§ **REQUIRED WORK**: Without including any images, repeat the data exactly.

§

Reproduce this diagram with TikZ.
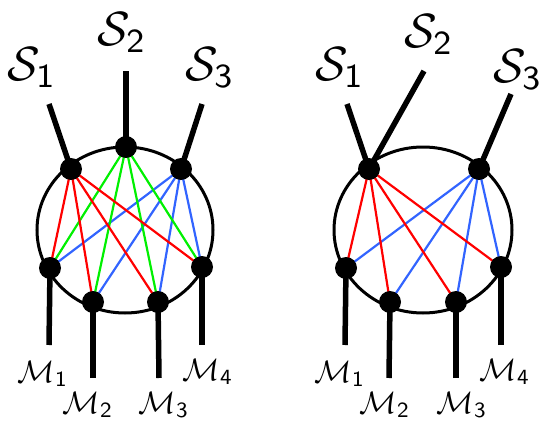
\documentclass[tikz,border=0pt]{standalone}
\usepackage{graphicx}
\usetikzlibrary{backgrounds}
\newcommand{\bigS}[1]{\scalebox{4.8}{$\mathcal{S}_{\mathsf{#1}}$}}
\newcommand{\smallM}[1]{\scalebox{3.1}{$\mathcal{M}_{\mathsf{#1}}$}}
\begin{document}
\begin{tikzpicture}[x=1pt,y=-1pt,
  dot/.style={circle,fill=black,inner sep=0pt,minimum size=22pt},
  leg/.style={line width=5.5pt},
  ring/.style={line width=3pt},
  wire/.style={line width=2.2pt},
  bigl/.style={inner sep=0pt},
  smalll/.style={inner sep=0pt}]
\definecolor{wred}{RGB}{255,0,0}
\definecolor{wgreen}{RGB}{0,240,0}
\definecolor{wblue}{RGB}{50,100,255}
\useasboundingbox (0,0) rectangle (544,423);
% ---------- left diagram ----------
\node[dot] (a1) at (71,169) {};
\node[dot] (a2) at (126,147) {};
\node[dot] (a3) at (181,169) {};
\node[dot] (b1) at (50,268) {};
\node[dot] (b2) at (93,302) {};
\node[dot] (b3) at (158,302) {};
\node[dot] (b4) at (202,267) {};
\coordinate (la1) at (49,104);
\coordinate (la2) at (126,71);
\coordinate (la3) at (202,104);
\coordinate (lb1) at (49,345);
\coordinate (lb2) at (93,378);
\coordinate (lb3) at (159,378);
\coordinate (lb4) at (202,345);
\node[bigl] (ts1) at (32,68) {\bigS{1}};
\node[bigl] (ts2) at (122,33) {\bigS{2}};
\node[bigl] (ts3) at (210,68) {\bigS{3}};
\node[smalll] (tm1) at (43,374) {\smallM{1}};
\node[smalll] (tm2) at (88,405) {\smallM{2}};
\node[smalll] (tm3) at (164,405) {\smallM{3}};
\node[smalll] (tm4) at (208,372) {\smallM{4}};
% ---------- right diagram ----------
\node[dot] (c1) at (369,169) {};
\node[dot] (c3) at (479,169) {};
\node[dot] (d1) at (346,268) {};
\node[dot] (d2) at (390,302) {};
\node[dot] (d3) at (456,302) {};
\node[dot] (d4) at (501,267) {};
\coordinate (lc1) at (347,104);
\coordinate (lc2) at (424,71);
\coordinate (lc3) at (511,94);
\coordinate (ld1) at (345,345);
\coordinate (ld2) at (389,378);
\coordinate (ld3) at (456,378);
\coordinate (ld4) at (501,345);
\node[bigl] (us1) at (340,68) {\bigS{1}};
\node[bigl] (us2) at (429,35) {\bigS{2}};
\node[bigl] (us3) at (518,70) {\bigS{3}};
\node[smalll] (um1) at (340,374) {\smallM{1}};
\node[smalll] (um2) at (385,405) {\smallM{2}};
\node[smalll] (um3) at (462,405) {\smallM{3}};
\node[smalll] (um4) at (505,372) {\smallM{4}};
\begin{scope}[on background layer]
  \draw[ring] (125,230) ellipse [x radius=88, y radius=83];
  \draw[ring] (423,230) ellipse [x radius=89, y radius=83];
  \foreach \m in {b1,b2,b3,b4}{
    \draw[wire,wred] (a1.center) -- (\m.center);
    \draw[wire,wgreen] (a2.center) -- (\m.center);
    \draw[wire,wblue] (a3.center) -- (\m.center);
  }
  \foreach \m in {d1,d2,d3,d4}{
    \draw[wire,wred] (c1.center) -- (\m.center);
    \draw[wire,wblue] (c3.center) -- (\m.center);
  }
  \draw[leg] (la1) -- (a1.center);
  \draw[leg] (la2) -- (a2.center);
  \draw[leg] (la3) -- (a3.center);
  \draw[leg] (lb1) -- (b1.center);
  \draw[leg] (lb2) -- (b2.center);
  \draw[leg] (lb3) -- (b3.center);
  \draw[leg] (lb4) -- (b4.center);
  \draw[leg] (lc1) -- (c1.center);
  \draw[leg] (lc2) -- (c1.center);
  \draw[leg] (lc3) -- (c3.center);
  \draw[leg] (ld1) -- (d1.center);
  \draw[leg] (ld2) -- (d2.center);
  \draw[leg] (ld3) -- (d3.center);
  \draw[leg] (ld4) -- (d4.center);
\end{scope}
\end{tikzpicture}
\end{document}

§

§ **SOLUTION FOR THIS TASK**:
Reproduce this diagram with TikZ.
\documentclass[tikz,border=0pt]{standalone}
\usepackage{graphicx}
\usetikzlibrary{backgrounds}
\newcommand{\bigS}[1]{\scalebox{4.8}{$\mathcal{S}_{\mathsf{#1}}$}}
\newcommand{\smallM}[1]{\scalebox{3.1}{$\mathcal{M}_{\mathsf{#1}}$}}
\begin{document}
\begin{tikzpicture}[x=1pt,y=-1pt,
  dot/.style={circle,fill=black,inner sep=0pt,minimum size=22pt},
  leg/.style={line width=5.5pt},
  ring/.style={line width=3pt},
  wire/.style={line width=2.2pt},
  bigl/.style={inner sep=0pt},
  smalll/.style={inner sep=0pt}]
\definecolor{wred}{RGB}{255,0,0}
\definecolor{wgreen}{RGB}{0,240,0}
\definecolor{wblue}{RGB}{50,100,255}
\useasboundingbox (0,0) rectangle (544,423);
% ---------- left diagram ----------
\node[dot] (a1) at (71,169) {};
\node[dot] (a2) at (126,147) {};
\node[dot] (a3) at (181,169) {};
\node[dot] (b1) at (50,268) {};
\node[dot] (b2) at (93,302) {};
\node[dot] (b3) at (158,302) {};
\node[dot] (b4) at (202,267) {};
\coordinate (la1) at (49,104);
\coordinate (la2) at (126,71);
\coordinate (la3) at (202,104);
\coordinate (lb1) at (49,345);
\coordinate (lb2) at (93,378);
\coordinate (lb3) at (159,378);
\coordinate (lb4) at (202,345);
\node[bigl] (ts1) at (32,68) {\bigS{1}};
\node[bigl] (ts2) at (122,33) {\bigS{2}};
\node[bigl] (ts3) at (210,68) {\bigS{3}};
\node[smalll] (tm1) at (43,374) {\smallM{1}};
\node[smalll] (tm2) at (88,405) {\smallM{2}};
\node[smalll] (tm3) at (164,405) {\smallM{3}};
\node[smalll] (tm4) at (208,372) {\smallM{4}};
% ---------- right diagram ----------
\node[dot] (c1) at (369,169) {};
\node[dot] (c3) at (479,169) {};
\node[dot] (d1) at (346,268) {};
\node[dot] (d2) at (390,302) {};
\node[dot] (d3) at (456,302) {};
\node[dot] (d4) at (501,267) {};
\coordinate (lc1) at (347,104);
\coordinate (lc2) at (424,71);
\coordinate (lc3) at (511,94);
\coordinate (ld1) at (345,345);
\coordinate (ld2) at (389,378);
\coordinate (ld3) at (456,378);
\coordinate (ld4) at (501,345);
\node[bigl] (us1) at (340,68) {\bigS{1}};
\node[bigl] (us2) at (429,35) {\bigS{2}};
\node[bigl] (us3) at (518,70) {\bigS{3}};
\node[smalll] (um1) at (340,374) {\smallM{1}};
\node[smalll] (um2) at (385,405) {\smallM{2}};
\node[smalll] (um3) at (462,405) {\smallM{3}};
\node[smalll] (um4) at (505,372) {\smallM{4}};
\begin{scope}[on background layer]
  \draw[ring] (125,230) ellipse [x radius=88, y radius=83];
  \draw[ring] (423,230) ellipse [x radius=89, y radius=83];
  \foreach \m in {b1,b2,b3,b4}{
    \draw[wire,wred] (a1.center) -- (\m.center);
    \draw[wire,wgreen] (a2.center) -- (\m.center);
    \draw[wire,wblue] (a3.center) -- (\m.center);
  }
  \foreach \m in {d1,d2,d3,d4}{
    \draw[wire,wred] (c1.center) -- (\m.center);
    \draw[wire,wblue] (c3.center) -- (\m.center);
  }
  \draw[leg] (la1) -- (a1.center);
  \draw[leg] (la2) -- (a2.center);
  \draw[leg] (la3) -- (a3.center);
  \draw[leg] (lb1) -- (b1.center);
  \draw[leg] (lb2) -- (b2.center);
  \draw[leg] (lb3) -- (b3.center);
  \draw[leg] (lb4) -- (b4.center);
  \draw[leg] (lc1) -- (c1.center);
  \draw[leg] (lc2) -- (c1.center);
  \draw[leg] (lc3) -- (c3.center);
  \draw[leg] (ld1) -- (d1.center);
  \draw[leg] (ld2) -- (d2.center);
  \draw[leg] (ld3) -- (d3.center);
  \draw[leg] (ld4) -- (d4.center);
\end{scope}
\end{tikzpicture}
\end{document}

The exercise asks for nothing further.